- Born: 1945 (age 80–81) Zagreb, Yugoslavia

Philosophical work
- Era: 20th-century philosophy
- School: Buddhist philosophy, feminist philosophy
- Main interests: Political philosophy, feminist philosophy
- Notable ideas: "Le partage de la raison"

= Rada Iveković =

Croatian philosopher and writer

Rada Iveković (born 1945 in Zagreb, Yugoslavia) is a Croatian professor, philosopher, Indologist and writer.

== Research ==
Iveković's research interests include comparative philosophy (Asian philosophy, particularly Indian, and Western), feminist theory and feminist philosophy as well as political philosophy.

In particular, the following aspects have been of intellectual inspiration for Iveković's work: contemporary European philosophy, postmodern philosophy, Orientalism in (Western) philosophy, the feminine in philosophy, issues of nation, state und citizenship, problems of nationalism, of violence and war, European identity issues, and democracy.

Iveković's other interests include: literary theory and literary criticism, religion and mythology, gender studies and women writers, anthropology, and contemporary French philosophy in particular.

== Political positioning ==
Iveković holds that the inequality of the sexes (Inégalité des sexes) and other alterities, inequalities, exclusions, subordinating inclusions (e.g. through discrimination by gender, national citizenship, ethnicity, colonization) leads to a fatal partitioning of reason ("Le partage de la raison"). On the war events on the territory of Yugoslavia she takes an explicitly anti-patriarchal, anti-racist and non-nationalist stance.

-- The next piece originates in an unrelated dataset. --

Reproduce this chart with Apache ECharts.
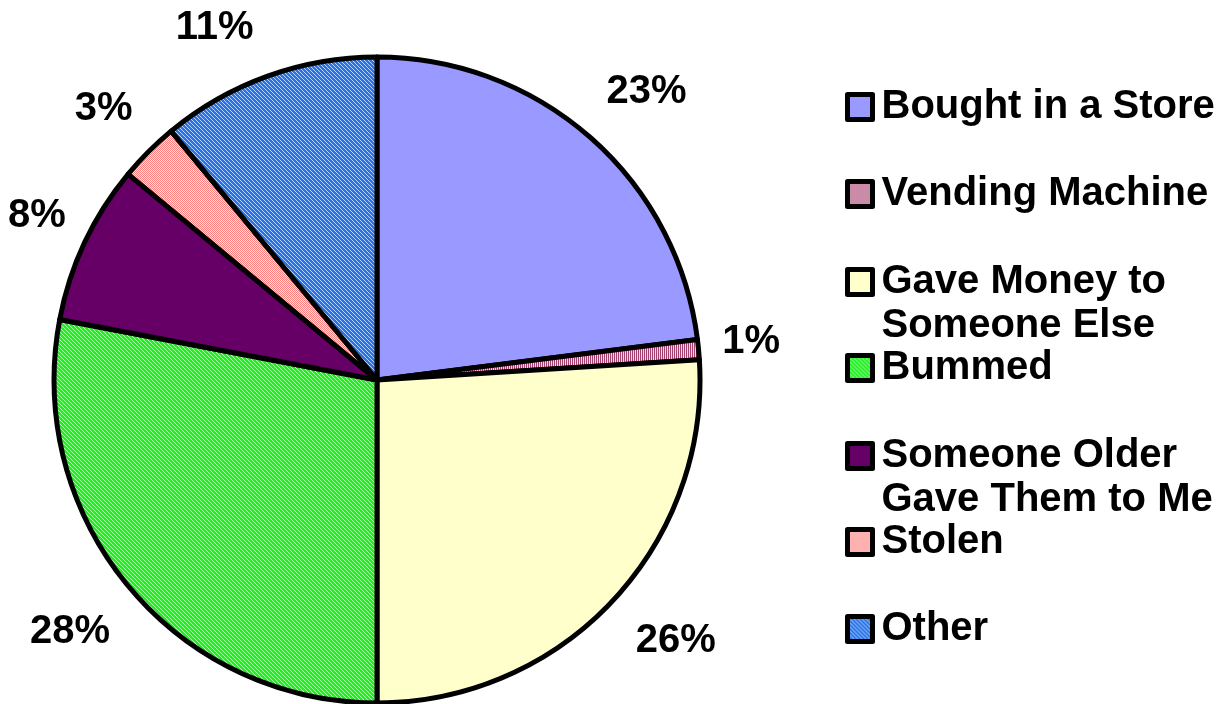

In 1992, Iveković was among five Croatian feminist intellectuals — alongside Slavenka Drakulić, Dubravka Ugrešić, Vesna Kesić, and Jelena Lovrić — targeted by a coordinated nationalist media campaign in the Croatian press, branded collectively as "Vještice iz Ria" (Witches from Rio) for their anti-nationalist positions during the Yugoslav Wars.

In 1997 Iveković published a study on gender/sex in philosophy, taking issue with Jean-François Lyotard.

In 2017, Iveković has signed the Declaration on the Common Language of the Croats, Serbs, Bosniaks and Montenegrins.

== Career ==
Iveković grew up mostly in Zagreb and Belgrade, living in Zagreb, from 1963 until leaving Croatia for exile in 1991–1992 in a self-described "protest against nationalism."

At Zagreb University, she studied Indology, Philosophy and English Studies (1969) and from 1970 to 1973, Buddhist philosophy at Delhi University where she received her PhD in 1972.

From 1975 to 1991–1992, Iveković was a lecturer in the History of Asian Philosophy and Comparative Philosophy at Zagreb University. From 1998 to 2003 she was a professor at Paris VIII. Since 2003 Professor in the Department of Sociology at University Jean Monnet - St. Etienne and after 2004, the Program Director at Collège international de philosophie (Paris).

== Selected works in English ==
- 1984: She and Slavenka Drakulić-Illić contributed the piece "Neofeminism, and its six mortal sins" to the 1984 anthology Sisterhood Is Global: The International Women's Movement Anthology, edited by Robin Morgan.
- 2004: "COMMENTARY - The Veil in France: Secularism, Nation, Women". Economic and Political Weekly. Vol. 39, 11, 1117–1119.
- 2005: "Borders and Partitions: Exception as Space and Time" (Abstract for the conference Polemos, Stasis ... War, Civil War, 24–27 June 2005, National Chiao Tung University, Taiwan: Center for Humanities and Social Theory).
- 2005: "The Fiction of Gender Constructing the Fiction of Nation: On How Fictions Are Normative, and Norms Produce Exceptions". Anthropological Yearbook of European Cultures 2005 (Gender and Nation in South Eastern Europe), 19–38.